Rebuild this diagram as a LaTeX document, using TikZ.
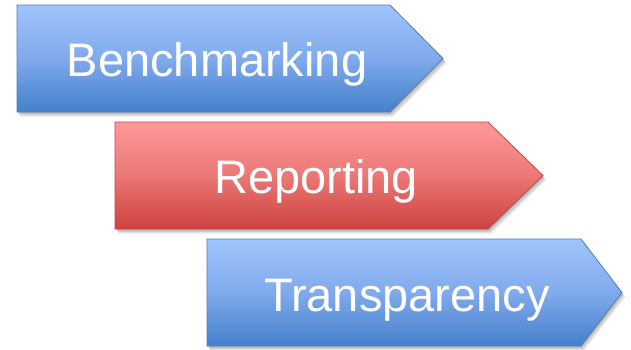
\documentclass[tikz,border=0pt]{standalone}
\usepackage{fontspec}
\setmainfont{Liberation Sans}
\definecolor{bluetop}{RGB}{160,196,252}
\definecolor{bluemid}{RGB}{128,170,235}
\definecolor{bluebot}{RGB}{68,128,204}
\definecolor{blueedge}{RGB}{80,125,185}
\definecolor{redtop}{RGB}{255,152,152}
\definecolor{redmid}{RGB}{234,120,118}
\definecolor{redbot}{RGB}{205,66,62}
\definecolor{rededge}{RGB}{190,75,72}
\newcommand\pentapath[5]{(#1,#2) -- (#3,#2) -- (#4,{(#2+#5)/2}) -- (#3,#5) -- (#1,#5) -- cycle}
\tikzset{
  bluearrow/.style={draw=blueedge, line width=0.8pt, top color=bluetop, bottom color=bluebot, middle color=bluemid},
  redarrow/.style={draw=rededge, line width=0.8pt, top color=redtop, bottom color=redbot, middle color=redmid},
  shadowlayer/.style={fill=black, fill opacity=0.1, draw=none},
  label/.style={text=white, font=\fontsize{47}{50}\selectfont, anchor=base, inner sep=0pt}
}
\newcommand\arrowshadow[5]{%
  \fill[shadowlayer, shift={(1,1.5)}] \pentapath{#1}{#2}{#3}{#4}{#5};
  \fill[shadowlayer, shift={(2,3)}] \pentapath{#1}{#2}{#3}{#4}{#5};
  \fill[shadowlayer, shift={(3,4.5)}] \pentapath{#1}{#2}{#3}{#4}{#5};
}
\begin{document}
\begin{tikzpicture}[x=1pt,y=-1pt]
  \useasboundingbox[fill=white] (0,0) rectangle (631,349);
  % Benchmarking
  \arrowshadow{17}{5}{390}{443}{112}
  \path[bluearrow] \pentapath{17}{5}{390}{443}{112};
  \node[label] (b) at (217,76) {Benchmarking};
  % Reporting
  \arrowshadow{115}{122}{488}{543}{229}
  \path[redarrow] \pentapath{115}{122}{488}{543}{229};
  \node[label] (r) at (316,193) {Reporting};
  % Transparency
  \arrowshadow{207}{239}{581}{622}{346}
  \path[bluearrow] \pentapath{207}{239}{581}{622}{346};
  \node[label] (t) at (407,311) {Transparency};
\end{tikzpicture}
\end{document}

--- PROBLEM TO SOLVE ---
Take the listing above and restate it word for word, without its pictures.

--- CORRECT RESULT ---
Rebuild this diagram as a LaTeX document, using TikZ.
\documentclass[tikz,border=0pt]{standalone}
\usepackage{fontspec}
\setmainfont{Liberation Sans}
\definecolor{bluetop}{RGB}{160,196,252}
\definecolor{bluemid}{RGB}{128,170,235}
\definecolor{bluebot}{RGB}{68,128,204}
\definecolor{blueedge}{RGB}{80,125,185}
\definecolor{redtop}{RGB}{255,152,152}
\definecolor{redmid}{RGB}{234,120,118}
\definecolor{redbot}{RGB}{205,66,62}
\definecolor{rededge}{RGB}{190,75,72}
\newcommand\pentapath[5]{(#1,#2) -- (#3,#2) -- (#4,{(#2+#5)/2}) -- (#3,#5) -- (#1,#5) -- cycle}
\tikzset{
  bluearrow/.style={draw=blueedge, line width=0.8pt, top color=bluetop, bottom color=bluebot, middle color=bluemid},
  redarrow/.style={draw=rededge, line width=0.8pt, top color=redtop, bottom color=redbot, middle color=redmid},
  shadowlayer/.style={fill=black, fill opacity=0.1, draw=none},
  label/.style={text=white, font=\fontsize{47}{50}\selectfont, anchor=base, inner sep=0pt}
}
\newcommand\arrowshadow[5]{%
  \fill[shadowlayer, shift={(1,1.5)}] \pentapath{#1}{#2}{#3}{#4}{#5};
  \fill[shadowlayer, shift={(2,3)}] \pentapath{#1}{#2}{#3}{#4}{#5};
  \fill[shadowlayer, shift={(3,4.5)}] \pentapath{#1}{#2}{#3}{#4}{#5};
}
\begin{document}
\begin{tikzpicture}[x=1pt,y=-1pt]
  \useasboundingbox[fill=white] (0,0) rectangle (631,349);
  % Benchmarking
  \arrowshadow{17}{5}{390}{443}{112}
  \path[bluearrow] \pentapath{17}{5}{390}{443}{112};
  \node[label] (b) at (217,76) {Benchmarking};
  % Reporting
  \arrowshadow{115}{122}{488}{543}{229}
  \path[redarrow] \pentapath{115}{122}{488}{543}{229};
  \node[label] (r) at (316,193) {Reporting};
  % Transparency
  \arrowshadow{207}{239}{581}{622}{346}
  \path[bluearrow] \pentapath{207}{239}{581}{622}{346};
  \node[label] (t) at (407,311) {Transparency};
\end{tikzpicture}
\end{document}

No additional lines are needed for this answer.